Les deux chercheurs chinois ont ainsi bombardé les participants d’offres en tous genres, et regardé si le fait d’impliquer dans leurs décisions une femme belle ou moche avait la moindre incidence. Résultats ? Tenez-vous bien :
> Des décisions altruistes. Lorsque la femme était belle, les participants acceptaient deux fois plus facilement une offre injuste pour eux. Et ce, y compris si la dame en question était ainsi nettement plus gagnante qu’eux.

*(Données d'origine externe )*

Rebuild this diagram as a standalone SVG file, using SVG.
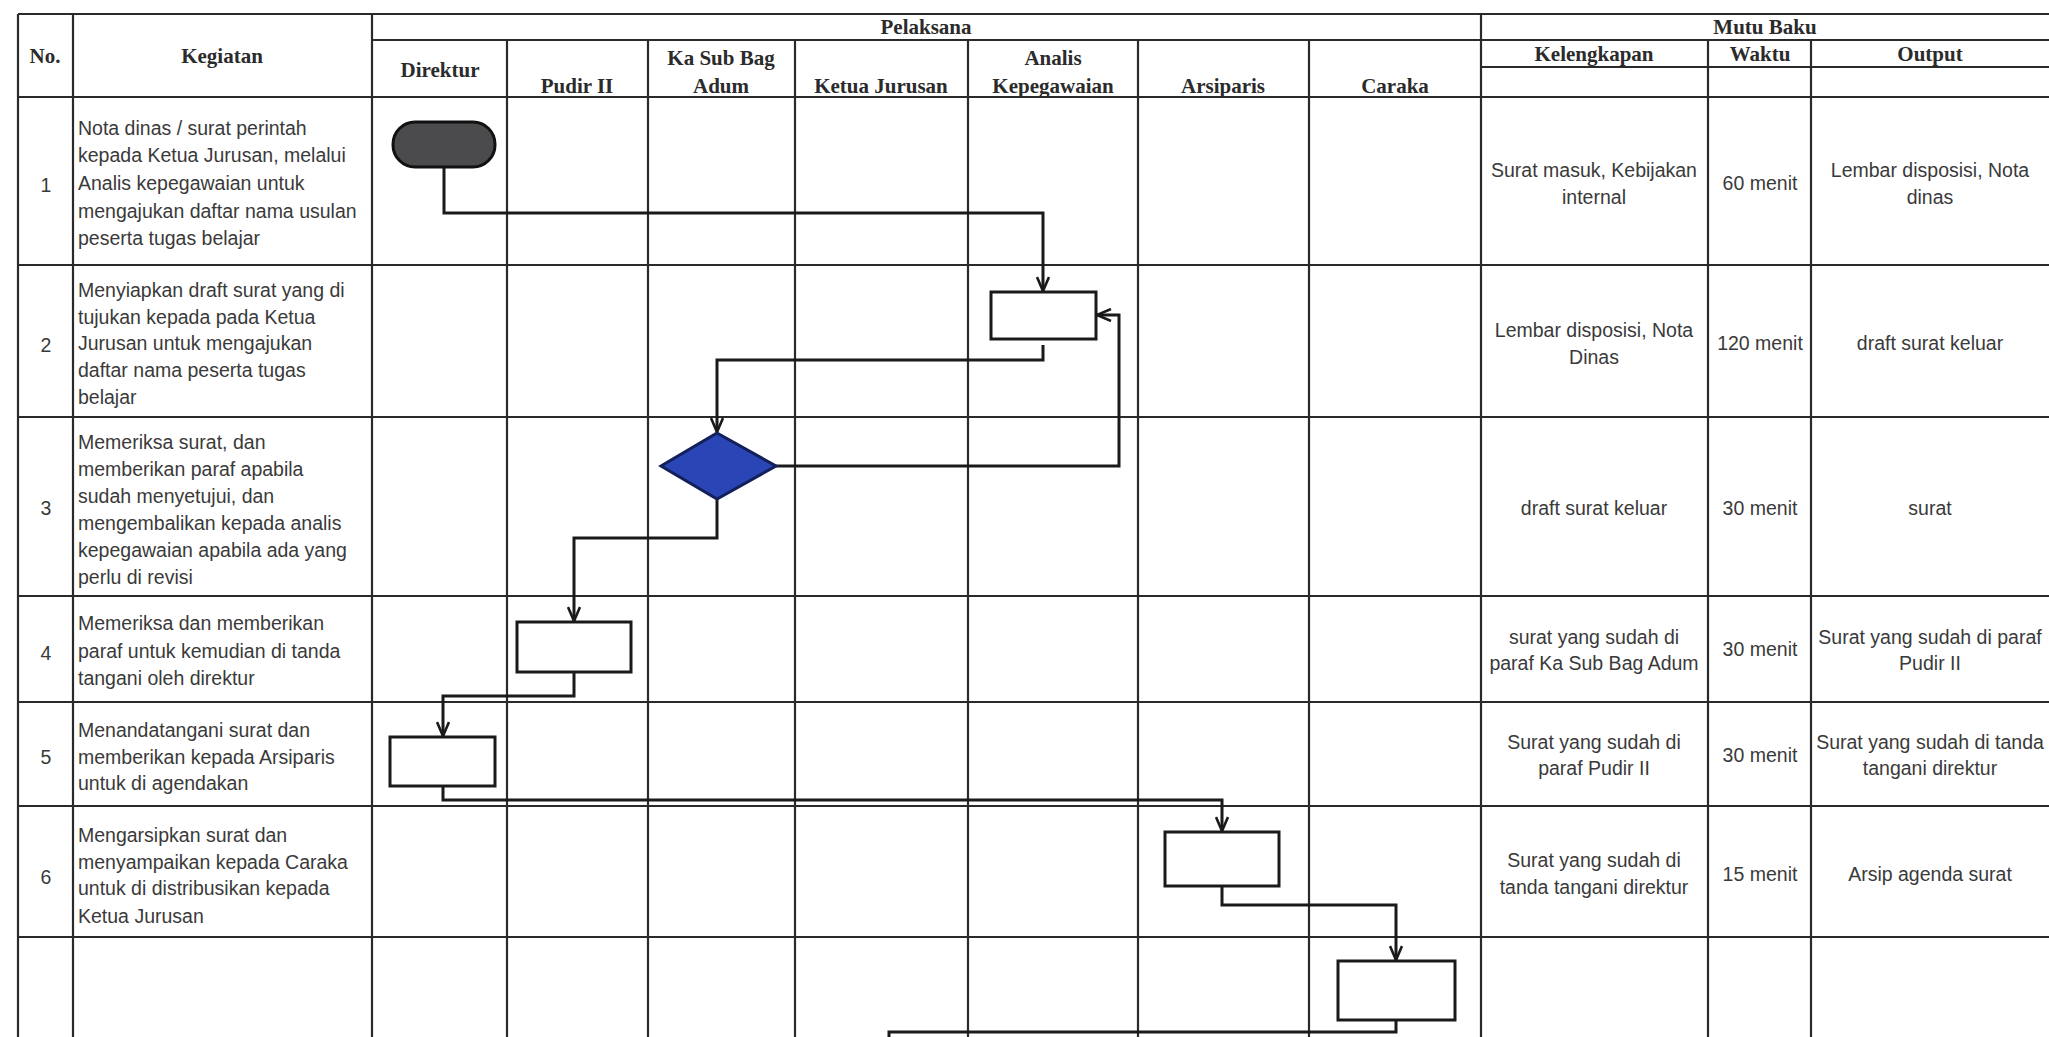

> Des décisions plus rapides. Lorsque la femme était belle, les participants réagissaient plus vite aux offres ‘juste-juste’ et ‘juste-injuste’. Ils prenaient donc peu de temps pour se décider dans les cas de figure où ils se sortaient bien de l’offre qui leur était faite.
> Des effets éphémères. Les deux effets que l’on vient de voir – altruisme et rapidité – n’ont été que de courte durée : dès lors qu’un participant se devait de prendre le temps de mûrir sa décision, la beauté de la femme n’avait plus guère d’incidence sur leur choix. À noter que ‘prendre le temps’ signifiait, ici, s’accorder une poignée de secondes de plus par rapport au rythme de prise de décision adopté jusqu’alors.

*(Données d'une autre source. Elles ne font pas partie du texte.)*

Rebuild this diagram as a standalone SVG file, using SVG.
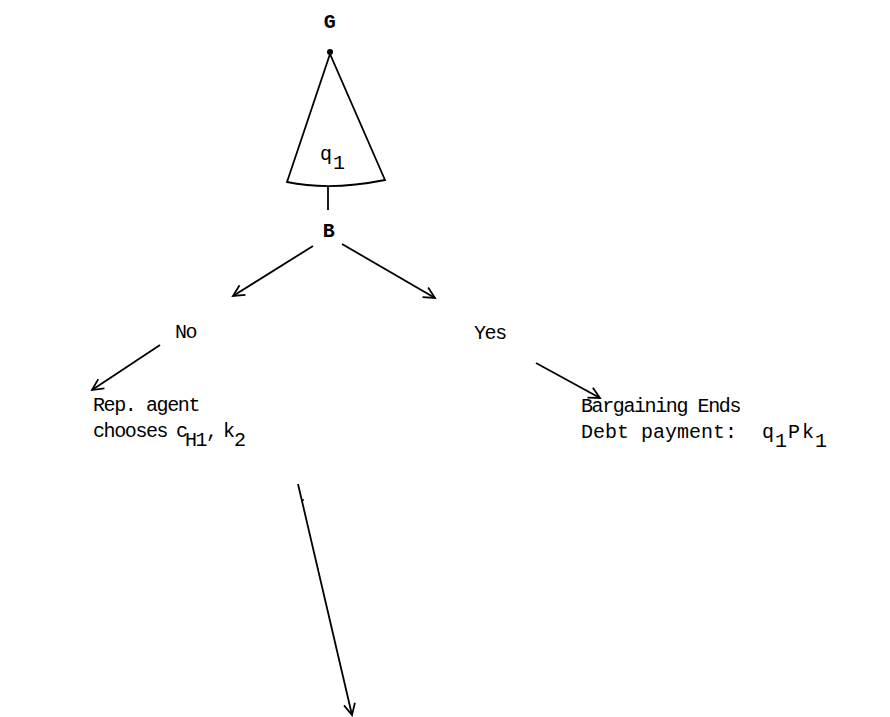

Par conséquent, la beauté d’autrui a bel et bien une influence sur nous. Lorsqu’il nous faut prendre une décision qui implique une autre personne, une collègue par exemple, nous aurons tendance à faire preuve d’altruisme, voire de sacrifice, pour celle-ci, à condition qu’elle soit belle à nos yeux. Nous aurons également tendance à faire nos choix plus vite qu’à l’habitude. Mais si, et seulement si, nous tranchons sans tarder : il suffit qu’on prenne notre temps pour voir ces effets-là s’annihiler d’eux-mêmes. Bref, la beauté nous aveugle, comme un flash éblouissant : il nous faut alors quelques secondes pour récupérer la vue.
Saisissant, vous ne trouvez pas ? Nous ne sommes jamais insensibles à la beauté, y compris au travail, là où pourtant on pourrait se dire que la raison est maîtresse. Il suffit, par exemple, qu’une cliente brille de tous ses feux à la signature d’une entente de principe et en joue savamment durant l’entretien pour que le PDG, aveuglé par tant de beauté, en arrive à signer un papier qu’il regrettera par la suite. C’est aussi bête que ça. D’ailleurs, si vous y réfléchissez bien, je suis sûr que vous trouverez des anecdotes réelles l’illustrant à merveille…
Le truc pour éviter de tomber dans le piège de la beauté ? Le temps. Oui, il suffit de se forcer à reporter dans le temps sa prise de décision pour que l’impact des beaux yeux de la personne en question s’estompe de lui-même. Efficacité garantie.
Que retenir de toute cela ? Ceci :
➢ Qui entend prendre une décision sereine au travail, sans être aveuglé par la beauté d’autrui, se doit de prendre son temps. Il lui faut remercier la personne en question pour toutes les informations échangées, puis lui annoncer qu’il lui donnera sa réponse dans les heures ou les jours qui viennent. En réalité, le temps nécessaire pour voir s’estomper l’influence inconsciente de la beauté sur lui.
En passant, le philosophe grec d’origine phénicienne Zénon de Cition disait : «La beauté est une courte tyrannie».